Networks that foster collaboration have been used for educational purposes for many years as they optimise resources and enhance the student experience by bringing together the very best of the teaching staff available. When nuclear education at UK universities had declined to such an extent that its sustainability was in jeopardy, networking the remaining pockets of expertise at several universities was proposed as the best solution.

The Nuclear Technology Education Consortium (NTEC), was therefore established in 2005, and brings together six preeminent nuclear universities in the UK plus the Nuclear Department of the Defence Academy to provide a Master’s level programme in nuclear science and technology.

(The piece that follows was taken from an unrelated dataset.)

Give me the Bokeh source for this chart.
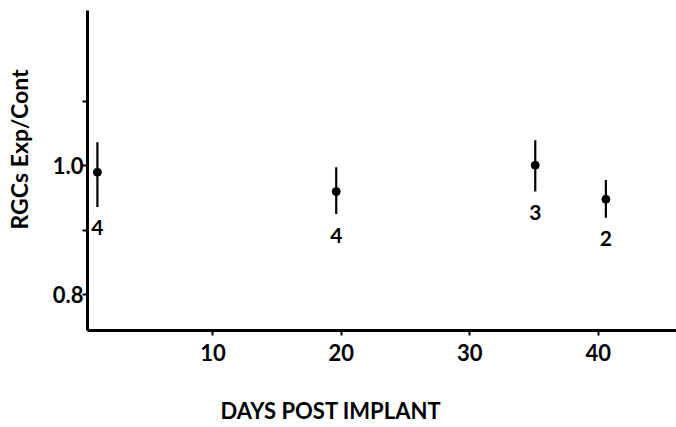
import math
from bokeh.plotting import figure
from bokeh.models import ColumnDataSource, FixedTicker, Range1d, Title, LinearAxis
from bokeh.embed import file_html
from bokeh.resources import INLINE
from bokeh.core.properties import value

# ---- data ----
days = [1.0, 19.6, 35.1, 40.6]
ratio = [0.990, 0.960, 1.001, 0.948]
err_upper = [1.037, 0.998, 1.040, 0.978]
err_lower = [0.936, 0.925, 0.960, 0.919]
n_labels = ["4", "4", "3", "2"]
x_ticks = [10, 20, 30, 40]
y_ticks = [0.8, 0.9, 1.0, 1.1]
y_tick_text = ["0.8", "", "1.0", ""]

FONT = "Lato"

src = ColumnDataSource(dict(days=days, ratio=ratio, upper=err_upper,
                            lower=err_lower, n=n_labels))

p = figure(width=676, height=427, output_backend="svg", toolbar_location=None,
           x_range=Range1d(0.229, 46.1), y_range=Range1d(0.7435, 1.2421),
           min_border_left=87, min_border_right=0, min_border_top=10,
           min_border_bottom=97)
p.outline_line_color = None
p.xgrid.visible = False
p.ygrid.visible = False
p.background_fill_color = "white"
p.border_fill_color = "white"

# error bars, points, n labels
p.segment(x0="days", y0="lower", x1="days", y1="upper", source=src,
          line_color="black", line_width=2.2)
p.scatter(x="days", y="ratio", source=src, size=8, color="black")
p.text(x="days", y="lower", text="n", source=src, y_offset=21,
       text_align="center", text_baseline="middle",
       text_font=value(FONT), text_font_style="bold", text_font_size="21px",
       text_color="black")

# axes
for ax in (p.xaxis[0], p.yaxis[0]):
    ax.axis_line_width = 3
    ax.axis_line_color = "black"
    ax.major_tick_line_width = 2
    ax.major_tick_line_color = "black"
    ax.major_tick_in = 0
    ax.major_tick_out = 5
    ax.minor_tick_line_color = None
    ax.major_label_text_font = FONT
    ax.major_label_text_font_style = "bold"
    ax.major_label_text_font_size = "22px"
    ax.major_label_text_color = "black"

p.xaxis.ticker = FixedTicker(ticks=x_ticks)
p.xaxis.major_label_standoff = 8
p.yaxis.ticker = FixedTicker(ticks=y_ticks)
p.yaxis.major_label_overrides = {t: s for t, s in zip(y_ticks, y_tick_text)}
p.yaxis.major_label_standoff = -1


def spacer(size, at):
    # a blank axis: only reserves room between the axis and its title
    return LinearAxis(ticker=FixedTicker(ticks=[at]), axis_line_color=None,
                      major_tick_line_color="white", major_tick_line_width=1,
                      minor_tick_line_color=None,
                      major_tick_in=0, major_tick_out=size,
                      major_label_standoff=0, major_label_text_alpha=0,
                      major_label_text_font_size="1px",
                      major_label_overrides={at: ""})


# axis titles (spacers keep the titles at the reference's offsets)
p.add_layout(spacer(30, 5), "below")
xt = Title(text="DAYS POST IMPLANT", align="left", offset=133,
           text_font=FONT, text_font_style="bold", text_font_size="22px",
           text_color="black", standoff=2, vertical_align="bottom")
p.add_layout(xt, "below")

p.add_layout(spacer(12, 1.1), "left")
yt = Title(text="RGCs Exp/Cont", align="left", offset=101,
           text_font=FONT, text_font_style="bold", text_font_size="23px",
           text_color="black", standoff=6, vertical_align="top")
p.add_layout(yt, "left")

open("out.html", "w").write(file_html(p, INLINE))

Following extensive consultation with industry an innovative delivery method of one week modular courses is used for the programme which caters for both full-time and part-time students. Full-time students can complete the programme in one year (September to September) while part-time students complete the programme in three years. As the courses are all delivered in this one-week format they can also be taken individually for continual professional development. The programme can also be completed via web-based distance learning which provides options for the 21st century student wherever they are based.

With many countries embarking on a new build programme, extending the lifetime of their current reactors and planning geological disposal facilities the nuclear workforce will need to expand over the next decade. The flexibility of the NTEC programme allows both the current nuclear workforce to upskill as well as the development of the next generation workforce, providing them with the skills, competencies and professionalism required by the nuclear industry.

Over 200 students have completed the programme on a full-time basis, with 80% either entering the nuclear industry directly, or embarking on further nuclear education programmes, demonstrating that the curriculum of the NTEC programme is matched to the requirements of industry. Nuclear education at UK universities has grown substantially in the last twelve years with NTEC at the forefront, producing graduates to meet the global workforce demand, both in terms of quantity and quality.